Antony Mayfield from Brillaint Noise and Chris Schaumann from Nokia chat to Chinwag abour their “Design your Day” eBook. They focus on ways to adjust your day to get the most out of it.
What is the five-step design thinking process?
The five-step design thinking process is a simple model of the approach a designer might take to solving a problem:
- Discovery – trying to understand as much as you can about the challenge you face.
- Defining the challenge – working out best way to describe, and finding the right language to frame the challenge.
- Developing ideas – coming up with as many potential solutions as possible.
- Prototyping – making a model of one of your ideas.
- Testing and iterating – testing your prototype and creating new versions (or iterations) based on what you learn.
Design Your Day is about using this process to create an optimal structure for your day.
Most people think they have ‘thinking processes’ down pat – why is it important to have a five-step design?
One insight we gained from researching and talking to experts in the neuroscience of work was that the amount of high-quality thinking time – when we are able to do our best work – is surprisingly limited – perhaps just a handful of hours a day.
How we manage that small resource of our best thinking demands thoughtfulness and discipline. Imagine if we realised we were spending all of our high performing time on email and in routine meetings? Well, many people are – and that’s why we need to think about how we design our days.
We tend to know when we’re at our most productive – the Design Your Day process is about creating the right conditions in your routine so that you can reach that ‘flow’ state where you’re getting your best work done at often as possible.
When designing your day, there’s no deadline to hit or finished product to ship, so you can treat each day as a prototype (to paraphrase IDEO’s Tim Brown) and constantly improve and refine your solution, and have a ‘smarter everyday’.
Observing your day seems to point toward taking time and thought to ponder – how can this be approached without looking as though you’re not up to much in an office environment?
Observing your day more closely could be as simple as taking 10 minutes at the end of the day to think about how it went and how you’ll improve your approach tomorrow.
It might also be an idea to let your colleagues know what you’re trying to do, so that your new approach isn’t mistaken for idleness.
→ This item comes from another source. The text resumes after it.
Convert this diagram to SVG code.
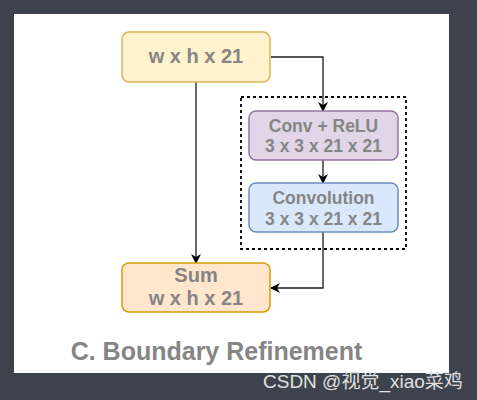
<svg xmlns="http://www.w3.org/2000/svg" width="477" height="400" viewBox="0 0 477 400">
<defs>
<style>
.t{font-family:"Liberation Sans",Arial,sans-serif;font-weight:bold;fill:#858585;text-anchor:middle}
.c{fill:none;stroke:#1a1a1a;stroke-width:1.3}
</style>
<marker id="ah" viewBox="0 0 10 10" refX="9" refY="5" markerWidth="10" markerHeight="10" markerUnits="userSpaceOnUse" orient="auto">
<path d="M0,0 L10,5 L0,10 L3,5 Z" fill="#000"/>
</marker>
</defs>
<rect x="0" y="0" width="477" height="400" fill="#3c434c"/>
<rect x="14" y="14" width="435" height="359" fill="#ffffff"/>
<g id="connectors">
<path class="c" d="M196,82 L196,263" marker-end="url(#ah)"/>
<path class="c" d="M271,57 L323,57 L323,111" marker-end="url(#ah)"/>
<path class="c" d="M323,160 L323,183" marker-end="url(#ah)"/>
<path class="c" d="M323,232 L323,288 L271,288" marker-end="url(#ah)"/>
</g>
<g id="group">
<rect x="241" y="97" width="165" height="152" fill="none" stroke="#000" stroke-width="1.8" stroke-dasharray="3,3"/>
</g>
<g id="input">
<rect x="122" y="32" width="148" height="50" rx="7" fill="#fff2cc" stroke="#d6b656" stroke-width="1.5"/>
<text class="t" x="196" y="63" font-size="20">w x h x 21</text>
</g>
<g id="convrelu">
<rect x="249" y="111" width="149" height="49" rx="7" fill="#e1d5e7" stroke="#9673a6" stroke-width="1.5"/>
<text class="t" x="323.5" y="132" font-size="17.5">Conv + ReLU</text>
<text class="t" x="323.5" y="152" font-size="17.5">3 x 3 x 21 x 21</text>
</g>
<g id="convolution">
<rect x="249" y="183" width="149" height="49" rx="7" fill="#dae8fc" stroke="#6c8ebf" stroke-width="1.5"/>
<text class="t" x="323.5" y="204" font-size="17.5">Convolution</text>
<text class="t" x="323.5" y="225" font-size="17.5">3 x 3 x 21 x 21</text>
</g>
<g id="sum">
<rect x="122" y="263" width="148" height="49" rx="7" fill="#ffe6cc" stroke="#d79b00" stroke-width="1.5"/>
<text class="t" x="196" y="282" font-size="20">Sum</text>
<text class="t" x="196" y="305" font-size="20">w x h x 21</text>
</g>
<text class="t" x="216.5" y="360" font-size="25">C. Boundary Refinement</text>
<text x="263" y="388" font-size="19" font-family="'Liberation Sans','Noto Sans CJK SC',sans-serif" fill="#e0e0e0">CSDN @视觉_xiao菜鸡</text>
</svg>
Making these changes is cultural, not just personal, and sharing what you’re doing could also end up having a positive effect on your colleagues and by leading them to think more deeply about how they can get the most from their own days.
Book the time in your diary and call it a “personal performance review”. No one’s going to think that that’s a waste of time.
Behavioural change can be both difficult and rewarding – but human beings love habits and we appear to be hardwired for them – are there psychological principles that you might apply to encouraging change?
Understanding the psychology and neuroscience behind the patterns we fall into can make it easier to change.
One powerful insight we gained was rather than attempting to break bad habits (very difficult, as we all know), we must focus on growing a new one to replace it. For instance, if you have a habit of waking up and reading email straight away (which means you start the day stressed before it has even begun), you set aside some interesting reading and get into the habit of opening that rather than your inbox.
The ‘habit loop’ concept says habits start with a cue that leads you into a routine, which gives you some kind of reward. For example, your cue is feeling tired, your routine is getting a coffee, the reward is a caffeine buzz, and soon you start to crave coffee. By identifying and experimenting with the cues, routines and rewards that form your habits, you will find it easier to change.
Remember: thinking is expensive in terms of your energy – build new, effective habits to free up your mental capacity, shifting the effort of carrying out tasks from your conscious to your unconscious brain.
Growing a new habit requires an upfront investment. It is hard work while the habit “takes”, but once established, you will spend less energy on that activity.
How would you recommend people avoid fatigue?
Many of us focus on managing our time. We don’t pay as much attention to managing our energy.
The NeuroLeadership Group’s Paul McGinnis says that just as we wouldn’t expect our bodies to run back-to-back races, we shouldn’t expect our brains to cope with back-to-back meetings.
Remember that mental energy is a finite resource: consider how your energy levels will change when you’re planning your day. For example, think about the time of day when you tend to be at your sharpest and schedule your hardest tasks for then.
Plan less demanding activities – expenses, emptying your email inbox – at times when you know you’re likely to be at less than 100%.
Get enough breaks, eat the right kind of foods to keep you going and take time to relax, exercise and socialise. Neuroscience shows that these are all key to performing at our best in the long term.
Is there room in business to start employing people with skills in psychology and neuroscience? In your opinion and experience, what is the role of psychology in business and why is it important?
Understanding how our minds work, and having the right language and framework to talk about it, is always an asset at work, because it can lead to constructive conversations in teams about how to work more effectively.
Perhaps it’s even more important at the moment. We’re in a period of change – the digital age and the rapid adoption of mobile technology is totally revolutionising the way we work, in ways we don’t fully understand yet.
It’s useful for businesses to have people who understand how these changes might be affecting us mentally and can help to shape new rules for working efficiently in the connected age.